YOUR INSTRUCTIONS
Reproduce exactly the run of lines from the one containing "Convert this chart to matplotlib code." through the one containing "ax.spines['top'].set_color('#666666')". Pictures do not belong in the copy.

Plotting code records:
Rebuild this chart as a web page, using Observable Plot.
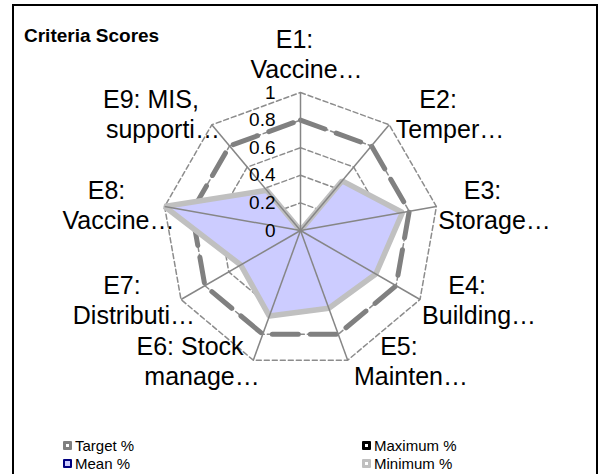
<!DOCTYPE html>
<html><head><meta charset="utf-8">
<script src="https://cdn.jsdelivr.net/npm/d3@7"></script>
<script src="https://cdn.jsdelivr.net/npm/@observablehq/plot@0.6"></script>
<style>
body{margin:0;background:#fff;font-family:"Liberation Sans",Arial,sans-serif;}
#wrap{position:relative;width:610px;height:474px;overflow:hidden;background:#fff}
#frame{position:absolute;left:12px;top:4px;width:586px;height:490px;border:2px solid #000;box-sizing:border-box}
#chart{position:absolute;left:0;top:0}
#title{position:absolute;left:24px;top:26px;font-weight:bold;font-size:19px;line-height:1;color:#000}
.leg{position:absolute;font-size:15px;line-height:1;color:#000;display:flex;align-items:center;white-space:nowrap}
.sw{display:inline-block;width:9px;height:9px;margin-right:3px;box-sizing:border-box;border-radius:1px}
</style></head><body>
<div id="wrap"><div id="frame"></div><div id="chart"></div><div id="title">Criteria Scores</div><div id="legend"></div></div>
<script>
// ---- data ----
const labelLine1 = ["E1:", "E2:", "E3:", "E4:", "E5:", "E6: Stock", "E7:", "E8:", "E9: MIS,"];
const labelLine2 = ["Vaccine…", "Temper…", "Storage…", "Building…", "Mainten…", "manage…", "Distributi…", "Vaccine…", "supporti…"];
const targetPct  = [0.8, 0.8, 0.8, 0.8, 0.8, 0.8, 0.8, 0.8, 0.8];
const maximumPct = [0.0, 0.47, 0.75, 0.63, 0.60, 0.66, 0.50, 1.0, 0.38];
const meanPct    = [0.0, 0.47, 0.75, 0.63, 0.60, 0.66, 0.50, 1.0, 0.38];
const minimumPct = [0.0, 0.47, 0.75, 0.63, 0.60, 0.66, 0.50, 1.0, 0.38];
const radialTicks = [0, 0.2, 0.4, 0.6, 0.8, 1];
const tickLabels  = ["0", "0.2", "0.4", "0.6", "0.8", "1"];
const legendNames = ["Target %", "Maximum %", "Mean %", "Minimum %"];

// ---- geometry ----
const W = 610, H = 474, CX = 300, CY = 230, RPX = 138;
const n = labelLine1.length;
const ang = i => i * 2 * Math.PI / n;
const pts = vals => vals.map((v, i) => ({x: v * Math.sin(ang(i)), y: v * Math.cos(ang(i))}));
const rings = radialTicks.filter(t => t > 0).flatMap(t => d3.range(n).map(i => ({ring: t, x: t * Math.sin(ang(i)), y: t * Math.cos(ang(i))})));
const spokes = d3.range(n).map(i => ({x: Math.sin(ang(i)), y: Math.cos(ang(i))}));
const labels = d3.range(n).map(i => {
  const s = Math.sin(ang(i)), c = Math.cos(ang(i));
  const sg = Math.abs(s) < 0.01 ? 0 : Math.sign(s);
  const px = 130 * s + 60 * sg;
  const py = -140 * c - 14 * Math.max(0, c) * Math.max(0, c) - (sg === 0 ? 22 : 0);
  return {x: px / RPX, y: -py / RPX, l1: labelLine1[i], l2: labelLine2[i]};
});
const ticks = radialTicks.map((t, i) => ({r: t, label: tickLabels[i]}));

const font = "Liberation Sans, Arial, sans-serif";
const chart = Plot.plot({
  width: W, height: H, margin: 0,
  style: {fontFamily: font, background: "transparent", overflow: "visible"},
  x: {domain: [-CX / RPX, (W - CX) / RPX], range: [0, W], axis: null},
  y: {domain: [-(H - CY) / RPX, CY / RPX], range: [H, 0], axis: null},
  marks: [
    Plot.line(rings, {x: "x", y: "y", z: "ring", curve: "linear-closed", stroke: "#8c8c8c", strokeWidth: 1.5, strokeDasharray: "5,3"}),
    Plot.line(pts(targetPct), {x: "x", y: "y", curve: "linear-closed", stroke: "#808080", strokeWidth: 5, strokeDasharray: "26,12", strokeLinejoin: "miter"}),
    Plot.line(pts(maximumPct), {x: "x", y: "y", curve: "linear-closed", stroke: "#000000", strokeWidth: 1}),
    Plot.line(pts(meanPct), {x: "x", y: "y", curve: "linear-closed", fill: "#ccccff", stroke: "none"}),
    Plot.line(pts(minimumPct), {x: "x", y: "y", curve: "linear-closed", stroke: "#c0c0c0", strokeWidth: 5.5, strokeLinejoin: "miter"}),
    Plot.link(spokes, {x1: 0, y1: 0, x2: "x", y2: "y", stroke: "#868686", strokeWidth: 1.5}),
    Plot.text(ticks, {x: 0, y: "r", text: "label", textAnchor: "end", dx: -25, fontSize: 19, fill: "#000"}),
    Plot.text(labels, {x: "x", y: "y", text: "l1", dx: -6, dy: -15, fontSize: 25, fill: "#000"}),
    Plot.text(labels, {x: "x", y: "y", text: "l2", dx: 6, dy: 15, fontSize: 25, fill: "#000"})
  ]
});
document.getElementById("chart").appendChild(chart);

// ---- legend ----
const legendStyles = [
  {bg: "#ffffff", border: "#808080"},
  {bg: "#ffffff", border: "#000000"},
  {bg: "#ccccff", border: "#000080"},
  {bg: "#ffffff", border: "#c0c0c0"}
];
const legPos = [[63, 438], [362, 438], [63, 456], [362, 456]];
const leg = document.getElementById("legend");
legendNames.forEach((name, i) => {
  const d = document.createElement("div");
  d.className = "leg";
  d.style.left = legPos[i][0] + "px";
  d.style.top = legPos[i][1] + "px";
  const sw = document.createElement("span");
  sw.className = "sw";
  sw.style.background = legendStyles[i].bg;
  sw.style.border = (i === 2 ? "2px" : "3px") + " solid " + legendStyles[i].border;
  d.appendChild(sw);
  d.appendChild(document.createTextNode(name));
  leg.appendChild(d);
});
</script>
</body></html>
--
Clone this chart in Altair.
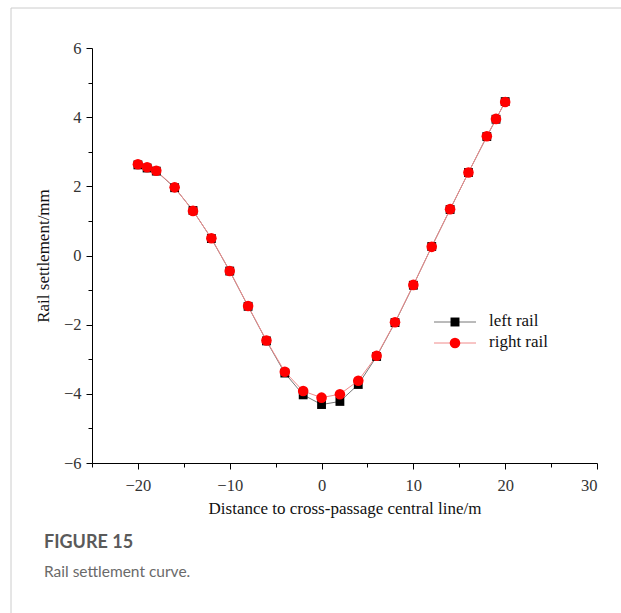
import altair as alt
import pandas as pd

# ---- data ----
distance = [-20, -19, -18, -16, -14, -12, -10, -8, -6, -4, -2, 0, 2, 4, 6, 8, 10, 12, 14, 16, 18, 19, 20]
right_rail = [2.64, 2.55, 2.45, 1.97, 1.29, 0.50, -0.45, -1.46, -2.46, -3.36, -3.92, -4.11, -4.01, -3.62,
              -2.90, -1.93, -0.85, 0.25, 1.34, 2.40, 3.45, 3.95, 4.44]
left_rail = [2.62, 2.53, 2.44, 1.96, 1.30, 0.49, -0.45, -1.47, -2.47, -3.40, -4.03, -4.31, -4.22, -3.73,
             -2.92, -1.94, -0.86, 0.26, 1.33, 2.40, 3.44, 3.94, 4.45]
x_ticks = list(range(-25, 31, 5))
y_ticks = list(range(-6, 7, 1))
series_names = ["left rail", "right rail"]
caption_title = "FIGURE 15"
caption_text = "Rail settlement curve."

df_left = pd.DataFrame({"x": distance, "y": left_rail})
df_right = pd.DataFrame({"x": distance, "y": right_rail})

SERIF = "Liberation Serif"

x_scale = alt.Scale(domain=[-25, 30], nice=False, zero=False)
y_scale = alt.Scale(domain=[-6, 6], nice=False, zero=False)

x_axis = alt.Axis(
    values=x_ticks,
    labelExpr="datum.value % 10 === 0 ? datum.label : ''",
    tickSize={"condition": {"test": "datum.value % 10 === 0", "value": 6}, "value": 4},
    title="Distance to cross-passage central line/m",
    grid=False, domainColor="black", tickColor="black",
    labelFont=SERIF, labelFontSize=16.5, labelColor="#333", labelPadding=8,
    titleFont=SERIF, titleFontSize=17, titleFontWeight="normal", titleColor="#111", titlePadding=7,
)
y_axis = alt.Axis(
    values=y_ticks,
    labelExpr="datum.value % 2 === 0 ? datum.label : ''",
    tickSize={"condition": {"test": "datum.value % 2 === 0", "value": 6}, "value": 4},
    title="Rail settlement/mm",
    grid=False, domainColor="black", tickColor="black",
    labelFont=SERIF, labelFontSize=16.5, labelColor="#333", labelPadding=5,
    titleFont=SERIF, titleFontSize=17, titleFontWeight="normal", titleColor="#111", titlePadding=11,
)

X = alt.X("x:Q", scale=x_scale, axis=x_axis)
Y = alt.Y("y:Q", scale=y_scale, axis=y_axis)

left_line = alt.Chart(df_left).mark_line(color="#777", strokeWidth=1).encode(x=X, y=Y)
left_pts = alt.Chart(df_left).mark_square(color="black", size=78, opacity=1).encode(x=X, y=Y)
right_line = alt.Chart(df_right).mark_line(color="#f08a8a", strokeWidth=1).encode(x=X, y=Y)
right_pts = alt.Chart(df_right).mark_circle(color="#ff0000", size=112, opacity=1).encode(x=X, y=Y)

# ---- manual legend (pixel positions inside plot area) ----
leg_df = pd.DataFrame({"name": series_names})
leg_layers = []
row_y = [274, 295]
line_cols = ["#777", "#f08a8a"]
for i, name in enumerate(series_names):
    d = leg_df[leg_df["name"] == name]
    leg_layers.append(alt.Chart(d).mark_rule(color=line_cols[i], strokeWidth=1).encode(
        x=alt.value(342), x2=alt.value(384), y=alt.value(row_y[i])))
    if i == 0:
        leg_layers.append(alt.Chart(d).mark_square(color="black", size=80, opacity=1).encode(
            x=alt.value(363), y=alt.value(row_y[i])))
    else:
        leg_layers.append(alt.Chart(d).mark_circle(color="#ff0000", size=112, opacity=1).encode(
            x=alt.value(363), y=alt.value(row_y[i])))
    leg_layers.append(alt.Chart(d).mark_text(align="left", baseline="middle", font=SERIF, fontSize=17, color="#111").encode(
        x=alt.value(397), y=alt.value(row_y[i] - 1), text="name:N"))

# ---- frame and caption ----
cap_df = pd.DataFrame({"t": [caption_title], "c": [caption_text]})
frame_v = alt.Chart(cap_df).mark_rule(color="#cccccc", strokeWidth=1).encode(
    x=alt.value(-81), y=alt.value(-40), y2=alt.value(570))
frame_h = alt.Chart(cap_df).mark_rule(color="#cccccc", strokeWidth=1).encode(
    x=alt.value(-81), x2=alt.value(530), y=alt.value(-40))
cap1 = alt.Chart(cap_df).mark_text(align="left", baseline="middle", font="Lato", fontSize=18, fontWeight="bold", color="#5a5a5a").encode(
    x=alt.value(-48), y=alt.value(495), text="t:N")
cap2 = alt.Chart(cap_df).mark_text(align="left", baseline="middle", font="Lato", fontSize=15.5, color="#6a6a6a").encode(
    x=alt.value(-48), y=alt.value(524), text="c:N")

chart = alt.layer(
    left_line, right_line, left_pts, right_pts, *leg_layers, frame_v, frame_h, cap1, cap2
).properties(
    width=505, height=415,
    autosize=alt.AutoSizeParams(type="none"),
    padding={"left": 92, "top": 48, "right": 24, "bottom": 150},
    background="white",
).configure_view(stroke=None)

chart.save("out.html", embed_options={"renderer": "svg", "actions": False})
---
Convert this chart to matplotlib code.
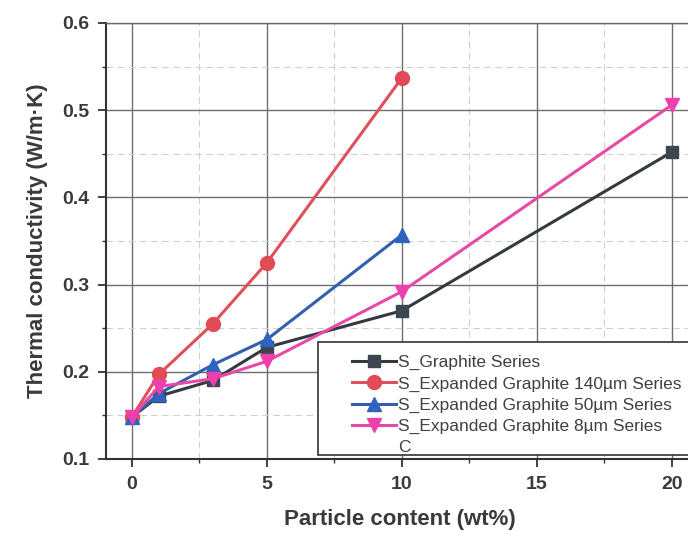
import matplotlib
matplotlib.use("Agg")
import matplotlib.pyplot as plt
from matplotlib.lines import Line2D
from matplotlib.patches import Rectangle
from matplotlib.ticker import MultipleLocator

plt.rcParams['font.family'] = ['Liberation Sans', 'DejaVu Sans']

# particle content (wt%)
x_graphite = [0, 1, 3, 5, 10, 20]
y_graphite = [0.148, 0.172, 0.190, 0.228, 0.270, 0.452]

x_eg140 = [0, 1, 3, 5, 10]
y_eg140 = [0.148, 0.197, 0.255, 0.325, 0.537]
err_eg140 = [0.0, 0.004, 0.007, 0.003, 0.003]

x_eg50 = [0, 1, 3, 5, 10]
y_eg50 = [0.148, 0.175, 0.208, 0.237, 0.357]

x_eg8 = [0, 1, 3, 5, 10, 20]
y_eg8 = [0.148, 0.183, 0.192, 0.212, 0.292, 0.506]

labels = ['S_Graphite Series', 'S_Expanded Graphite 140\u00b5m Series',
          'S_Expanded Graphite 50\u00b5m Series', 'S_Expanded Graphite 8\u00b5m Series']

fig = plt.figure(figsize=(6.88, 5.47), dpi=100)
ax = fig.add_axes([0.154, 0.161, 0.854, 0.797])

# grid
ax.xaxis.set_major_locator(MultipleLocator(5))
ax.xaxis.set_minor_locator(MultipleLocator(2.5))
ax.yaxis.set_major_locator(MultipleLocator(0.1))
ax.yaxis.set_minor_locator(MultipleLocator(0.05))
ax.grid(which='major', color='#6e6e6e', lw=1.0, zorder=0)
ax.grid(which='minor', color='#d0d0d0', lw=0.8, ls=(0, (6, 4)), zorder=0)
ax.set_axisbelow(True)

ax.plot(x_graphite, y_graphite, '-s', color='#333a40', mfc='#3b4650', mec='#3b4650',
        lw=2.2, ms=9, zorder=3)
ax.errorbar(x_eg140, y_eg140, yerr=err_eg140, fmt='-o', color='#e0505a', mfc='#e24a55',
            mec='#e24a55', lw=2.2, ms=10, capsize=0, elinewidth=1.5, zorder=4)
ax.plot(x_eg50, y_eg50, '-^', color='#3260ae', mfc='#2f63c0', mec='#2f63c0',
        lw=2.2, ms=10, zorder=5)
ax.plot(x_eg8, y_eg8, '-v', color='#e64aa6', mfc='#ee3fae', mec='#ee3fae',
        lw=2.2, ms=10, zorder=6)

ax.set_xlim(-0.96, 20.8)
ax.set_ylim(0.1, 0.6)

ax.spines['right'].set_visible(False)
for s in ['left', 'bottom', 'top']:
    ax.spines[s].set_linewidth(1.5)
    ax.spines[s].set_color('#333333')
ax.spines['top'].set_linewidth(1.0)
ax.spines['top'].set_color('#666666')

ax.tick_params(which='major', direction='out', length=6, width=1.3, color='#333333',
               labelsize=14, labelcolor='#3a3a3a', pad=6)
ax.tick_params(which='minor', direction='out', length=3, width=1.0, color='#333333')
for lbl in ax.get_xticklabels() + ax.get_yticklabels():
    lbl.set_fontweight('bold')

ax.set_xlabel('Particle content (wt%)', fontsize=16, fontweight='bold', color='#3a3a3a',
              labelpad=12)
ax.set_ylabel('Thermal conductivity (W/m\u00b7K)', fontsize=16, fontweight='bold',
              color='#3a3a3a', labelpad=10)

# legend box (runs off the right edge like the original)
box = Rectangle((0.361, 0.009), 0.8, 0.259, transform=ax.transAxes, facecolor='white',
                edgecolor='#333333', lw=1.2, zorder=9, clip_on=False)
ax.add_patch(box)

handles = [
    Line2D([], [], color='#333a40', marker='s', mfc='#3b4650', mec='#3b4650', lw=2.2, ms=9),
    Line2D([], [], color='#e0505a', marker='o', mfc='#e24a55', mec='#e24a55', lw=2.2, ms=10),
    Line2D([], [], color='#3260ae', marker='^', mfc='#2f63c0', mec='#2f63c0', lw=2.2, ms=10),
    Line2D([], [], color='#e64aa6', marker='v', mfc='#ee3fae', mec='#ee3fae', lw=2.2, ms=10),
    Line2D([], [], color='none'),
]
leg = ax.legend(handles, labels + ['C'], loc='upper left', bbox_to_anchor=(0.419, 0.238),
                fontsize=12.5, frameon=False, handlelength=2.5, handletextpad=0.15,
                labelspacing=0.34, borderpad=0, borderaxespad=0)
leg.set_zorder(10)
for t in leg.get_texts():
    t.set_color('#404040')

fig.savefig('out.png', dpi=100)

SOLUTION TO THE PROBLEM
Convert this chart to matplotlib code.
import matplotlib
matplotlib.use("Agg")
import matplotlib.pyplot as plt
from matplotlib.lines import Line2D
from matplotlib.patches import Rectangle
from matplotlib.ticker import MultipleLocator

plt.rcParams['font.family'] = ['Liberation Sans', 'DejaVu Sans']

# particle content (wt%)
x_graphite = [0, 1, 3, 5, 10, 20]
y_graphite = [0.148, 0.172, 0.190, 0.228, 0.270, 0.452]

x_eg140 = [0, 1, 3, 5, 10]
y_eg140 = [0.148, 0.197, 0.255, 0.325, 0.537]
err_eg140 = [0.0, 0.004, 0.007, 0.003, 0.003]

x_eg50 = [0, 1, 3, 5, 10]
y_eg50 = [0.148, 0.175, 0.208, 0.237, 0.357]

x_eg8 = [0, 1, 3, 5, 10, 20]
y_eg8 = [0.148, 0.183, 0.192, 0.212, 0.292, 0.506]

labels = ['S_Graphite Series', 'S_Expanded Graphite 140\u00b5m Series',
          'S_Expanded Graphite 50\u00b5m Series', 'S_Expanded Graphite 8\u00b5m Series']

fig = plt.figure(figsize=(6.88, 5.47), dpi=100)
ax = fig.add_axes([0.154, 0.161, 0.854, 0.797])

# grid
ax.xaxis.set_major_locator(MultipleLocator(5))
ax.xaxis.set_minor_locator(MultipleLocator(2.5))
ax.yaxis.set_major_locator(MultipleLocator(0.1))
ax.yaxis.set_minor_locator(MultipleLocator(0.05))
ax.grid(which='major', color='#6e6e6e', lw=1.0, zorder=0)
ax.grid(which='minor', color='#d0d0d0', lw=0.8, ls=(0, (6, 4)), zorder=0)
ax.set_axisbelow(True)

ax.plot(x_graphite, y_graphite, '-s', color='#333a40', mfc='#3b4650', mec='#3b4650',
        lw=2.2, ms=9, zorder=3)
ax.errorbar(x_eg140, y_eg140, yerr=err_eg140, fmt='-o', color='#e0505a', mfc='#e24a55',
            mec='#e24a55', lw=2.2, ms=10, capsize=0, elinewidth=1.5, zorder=4)
ax.plot(x_eg50, y_eg50, '-^', color='#3260ae', mfc='#2f63c0', mec='#2f63c0',
        lw=2.2, ms=10, zorder=5)
ax.plot(x_eg8, y_eg8, '-v', color='#e64aa6', mfc='#ee3fae', mec='#ee3fae',
        lw=2.2, ms=10, zorder=6)

ax.set_xlim(-0.96, 20.8)
ax.set_ylim(0.1, 0.6)

ax.spines['right'].set_visible(False)
for s in ['left', 'bottom', 'top']:
    ax.spines[s].set_linewidth(1.5)
    ax.spines[s].set_color('#333333')
ax.spines['top'].set_linewidth(1.0)
ax.spines['top'].set_color('#666666')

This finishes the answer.